Avrupa Uzay Ajansı’nın Rosetta Uzay Aracı
Avrupa Uzay Ajansı’nın (ESA) Rosetta uzay aracı, 2014 ile 2016 yılları arasında Dünya’dan yüz milyonlarca kilometre uzakta bulunan bir kuyruklu yıldızı detaylı bir şekilde inceledi. Bu süreçte, uzay kayasının yapısı ve jeolojisi hakkında önemli veriler topladı. Şimdi ise ESA, kuyruklu yıldızın görüntülerinin derinlemesine analiz edilmesi ve zaman içindeki yüzey özelliklerindeki değişimlerin raporlanması amacıyla geniş bir katılıma davet yapıyor.
Comet 67P/Churyumov-Gerasimenko olarak bilinen bu kuyruklu yıldız, ilk kez 1969 yılında gözlemlenmiştir. Kuyruklu yıldız, eliptik bir yörüngeye sahip olup, Güneş etrafında 6,5 yıllık bir döngü içerisinde dönmektedir. Rosetta uzay aracı, 2014 yılında bu cisme ulaşarak, bir kuyruklu yıldızla buluşan ilk uzay aracı olma unvanını kazanmıştır. Comet 67P, yörüngesindeyken Güneş’ten farklı açılardan ışık alması sayesinde, Rosetta’nın yerleşik OSIRIS kamerası ile yüzlerce detaylı görüntü elde edilmiştir.
Projenin öncüsü olan Almanya’nın Münih yakınlarındaki Max Planck Dünya Dışı Fizik Enstitüsü’nde çalışan astrofizikçi Sandor Kruk, “Bu görüntülerin karmaşıklığı göz önüne alındığında, insan gözü, görüntüler arasındaki ince farklılıkları algılama konusunda otomatik algoritmalardan çok daha yetkin” şeklinde bir açıklamada bulundu. Bu bağlamda, halkın Rosetta Hayvanat Bahçesi adlı çevrimiçi bir aracı kullanarak, Comet 67P’nin Güneş’e yaklaşmadan önce ve sonra çekilmiş olan görüntülerine bakmaları teşvik edilmektedir. Gönüllüler, görüntüleri döndürerek ve yakınlaştırarak, belirli özellikleri (toz, kaya veya aşındırıcı özellikler gibi) ve bu özelliklerdeki değişiklikleri (yeni oluşumlar, kaybolmalar ya da hareketler) tespit etmeye yardımcı olabiliyorlar.

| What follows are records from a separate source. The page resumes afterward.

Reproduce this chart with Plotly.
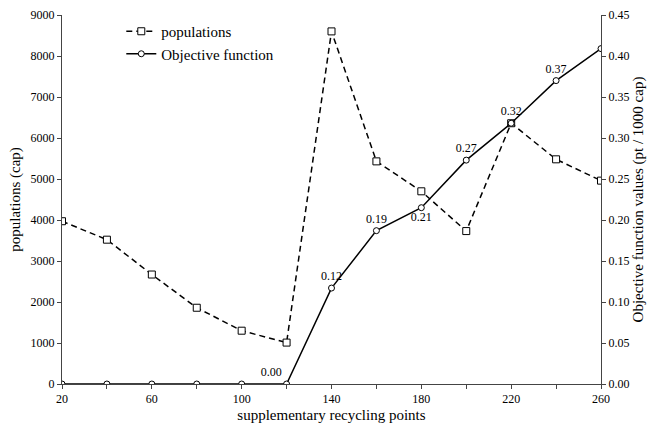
import plotly.graph_objects as go

x_points = [20, 40, 60, 80, 100, 120, 140, 160, 180, 200, 220, 240, 260]
populations = [3970, 3520, 2670, 1860, 1300, 1010, 8600, 5430, 4700, 3730, 6360, 5480, 4960]
objective = [0.0, 0.0, 0.0, 0.0, 0.0, 0.0, 0.117, 0.187, 0.215, 0.273, 0.318, 0.370, 0.409]
obj_labels = ["", "", "", "", "", "0.00", "0.12", "0.19", "0.21", "0.27", "0.32", "0.37", ""]
label_pos = ["top center"] * 5 + ["top left", "top center", "top center", "bottom center",
                                  "top center", "top center", "top center", "top center"]

FONT = "Liberation Serif"

fig = go.Figure()
fig.add_trace(go.Scatter(
    x=x_points, y=populations, name="populations", mode="lines+markers",
    line=dict(color="black", width=1.5, dash="6px,4px"),
    marker=dict(symbol="square", size=7, color="white", line=dict(color="black", width=1)),
    yaxis="y",
))
fig.add_trace(go.Scatter(
    x=x_points, y=objective, name="Objective function", mode="lines+markers+text",
    line=dict(color="black", width=1.5),
    marker=dict(symbol="circle", size=6, color="white", line=dict(color="black", width=1)),
    text=obj_labels, textposition=label_pos, textfont=dict(family=FONT, size=12, color="black"),
    yaxis="y2",
))

axis_common = dict(
    showgrid=False, zeroline=False, showline=True, linecolor="#444", linewidth=1,
    ticks="outside", ticklen=4, tickcolor="#444", automargin=False,
    tickfont=dict(family=FONT, size=12, color="black"),
)

fig.update_layout(
    width=662, height=429,
    margin=dict(l=62, r=61, t=15, b=45),
    paper_bgcolor="white", plot_bgcolor="white",
    font=dict(family=FONT, size=15, color="black"),
    showlegend=True,
    legend=dict(x=0.11, y=1.0, xanchor="left", yanchor="top", bgcolor="rgba(0,0,0,0)",
                font=dict(family=FONT, size=15), itemwidth=30, tracegroupgap=0),
    xaxis=dict(range=[20, 260], tickvals=list(range(20, 261, 20)),
               ticktext=[str(v) if (v - 20) % 40 == 0 else "" for v in range(20, 261, 20)],
               title=dict(text="supplementary recycling points", font=dict(family=FONT, size=15), standoff=4),
               **axis_common),
    yaxis=dict(range=[0, 9000], dtick=1000,
               title=dict(text="populations (cap)", font=dict(family=FONT, size=15), standoff=6),
               **axis_common),
    yaxis2=dict(range=[0, 0.45], dtick=0.05, tickformat=".2f", overlaying="y", side="right",
                title=dict(text="Objective function values (pt / 1000 cap)", font=dict(family=FONT, size=15), standoff=4),
                **axis_common),
)

fig.write_html("out.html", config={"displayModeBar": False},
               post_script="document.body.style.margin='0';document.body.style.padding='0';document.body.style.overflow='hidden';")
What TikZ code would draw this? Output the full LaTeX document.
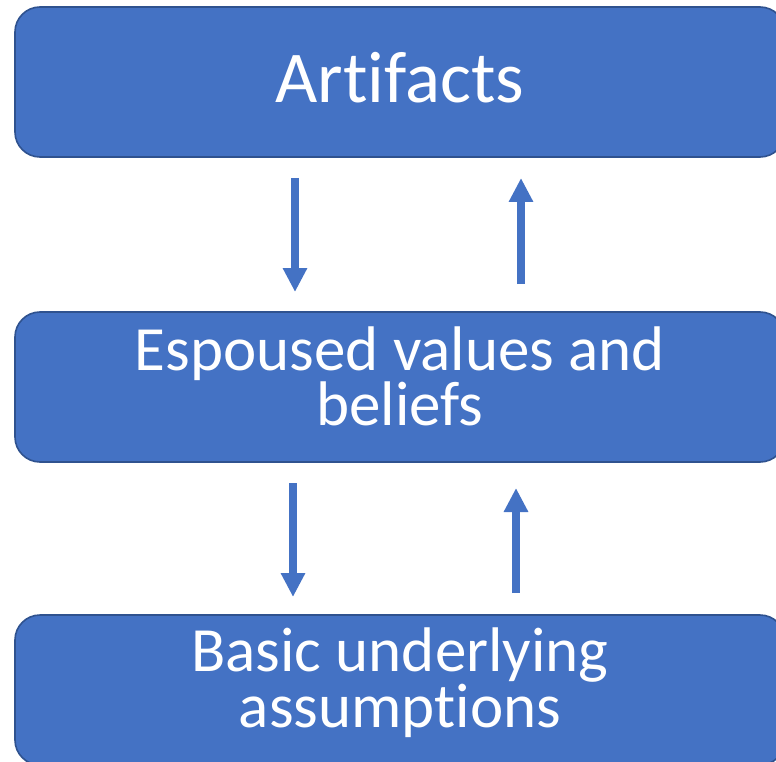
\documentclass[tikz,border=0pt]{standalone}
\usepackage{fontspec}
\setmainfont[Ligatures=CommonOff]{Carlito}
\usetikzlibrary{arrows.meta}
\definecolor{boxfill}{HTML}{4472C4}
\definecolor{boxline}{HTML}{2F528F}
\tikzset{
  layer/.style={draw=boxline, line width=1.6pt, fill=boxfill, rectangle,
    rounded corners=25pt, minimum width=770pt, minimum height=150pt, inner sep=0pt},
  lbl/.style={text=white, align=center, inner sep=0pt},
  bigtxt/.style={font=\fontsize{73}{80}\selectfont},
  midtxt/.style={font=\fontsize{63}{52.5}\selectfont},
  flow/.style={draw=boxfill, line width=8pt,
    -{Triangle[width=23pt,length=24pt]}}
}
\begin{document}
\begin{tikzpicture}[x=1pt, y=-1pt]
  \useasboundingbox (0,0) rectangle (776,762);
  \begin{scope}
    \clip (0,0) rectangle (776,762);
    % the three layers
    \node[layer] (art) at (400,82) {};
    \node[layer] (esp) at (400,387) {};
    \node[layer] (bas) at (400,690) {};
    % labels, anchored on the baseline of their last line
    \node[lbl, bigtxt, anchor=base] (artt) at (400,103) {Artifacts};
    \node[lbl, midtxt, anchor=base] (espt) at (400,425) {Espoused values and\\beliefs};
    \node[lbl, midtxt, anchor=base] (bast) at (400,727) {Basic underlying\\assumptions};
  \end{scope}
  % arrow end points between the layers
  \coordinate (d1a) at (295,178);
  \coordinate (d1b) at (295,292);
  \coordinate (u1a) at (521,284);
  \coordinate (u1b) at (521,178);
  \coordinate (d2a) at (293,483);
  \coordinate (d2b) at (293,597);
  \coordinate (u2a) at (516,593);
  \coordinate (u2b) at (516,488);
  \draw[flow] (d1a) -- (d1b);
  \draw[flow] (u1a) -- (u1b);
  \draw[flow] (d2a) -- (d2b);
  \draw[flow] (u2a) -- (u2b);
\end{tikzpicture}
\end{document}
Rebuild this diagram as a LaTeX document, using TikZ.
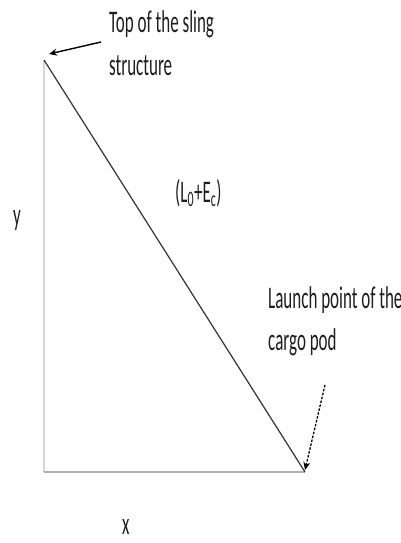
\documentclass[tikz,border=0pt]{standalone}
\usepackage{fontspec}
\setmainfont{Carlito}
\usetikzlibrary{arrows.meta}
\definecolor{txt}{HTML}{1E1E1E}
\definecolor{axisv}{HTML}{D6D6D6}
\definecolor{axish}{HTML}{B0B0B0}
\definecolor{diag}{HTML}{333333}
\newcommand{\stretchtxt}[1]{\scalebox{1}[1.85]{\fontsize{17}{23.24}\selectfont #1}}
\tikzset{
  lbl/.style={inner sep=0pt, anchor=base west, text=txt},
  pointer/.style={-{Stealth[length=8pt,width=7pt]}, line width=1.4pt, draw=black},
}
\begin{document}
\begin{tikzpicture}[x=1pt,y=-1pt]
\useasboundingbox (0,0) rectangle (401,543);
\coordinate (top) at (44,60);
\coordinate (corner) at (44,472);
\coordinate (launch) at (305,472);
\coordinate (topstart) at (101,42);
\coordinate (toptip) at (49,54);
\coordinate (launchstart) at (325,385);
\coordinate (launchtip) at (305,470);
\draw[axisv, line width=2pt] (top) -- (corner);
\draw[axish, line width=2.6pt] (corner) -- (launch);
\draw[diag, line width=1.2pt] (top) -- (launch);
\draw[pointer] (topstart) -- (toptip);
\draw[pointer, line width=1.3pt, dash pattern=on 2.5pt off 1.5pt] (launchstart) -- (launchtip);
\node[lbl] (toplbl) at (109,33) {\stretchtxt{\begin{tabular}[t]{@{}l@{}}Top of the sling\\structure\end{tabular}}};
\node[lbl] (launchlbl) at (268,308) {\stretchtxt{\begin{tabular}[t]{@{}l@{}}Launch point of the\\cargo pod\end{tabular}}};
\node[lbl] (lenlbl) at (175,202) {\stretchtxt{(L\textsubscript{0}+E\textsubscript{c})}};
\node[lbl] (ylbl) at (13,225) {\stretchtxt{y}};
\node[lbl] (xlbl) at (122,534) {\stretchtxt{x}};
\end{tikzpicture}
\end{document}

Bu süreç, iki görüntü arasındaki farkları bulmaya yönelik klasik oyunları andıran bir deneyim sunuyor. ESA’nın İspanya’daki ESAC Bilim Veri Merkezi başkanı Bruno Merín, bu konuda yaptığı açıklamada, “Son birkaç yıl içerisinde, astrofotoğrafçılar ve uzay meraklıları, Rosetta’nın görüntülerindeki değişiklikleri ve aktivite belirtilerini kendileri tespit ettiler” dedi. Merín, “Ancak birkaç olay dışında, genellikle tüm veri setini inceleyen insan gözünün eksikliği nedeniyle, bu olayların çoğunu yüzeysel değişikliklerle ilişkilendirmek mümkün olamadı. Kesinlikle daha fazla göze ihtiyacımız var!” şeklinde ekledi.
Gönüllülerin bu veriler üzerindeki çalışmaları, bilim insanlarının yeni kuyruklu yıldız aktivitesi modelleri oluşturmasına yardımcı olabilecek, kuyruklu yıldızın yüzeyindeki aktif bölgelerin haritalarını üretmek için kullanılacaktır. Daha fazla insanın bu resimleri incelemesi, Güneş Sistemi’nde yüzen eski cisimler hakkında daha fazla bilgi edinilmesine olanak tanıyacaktır.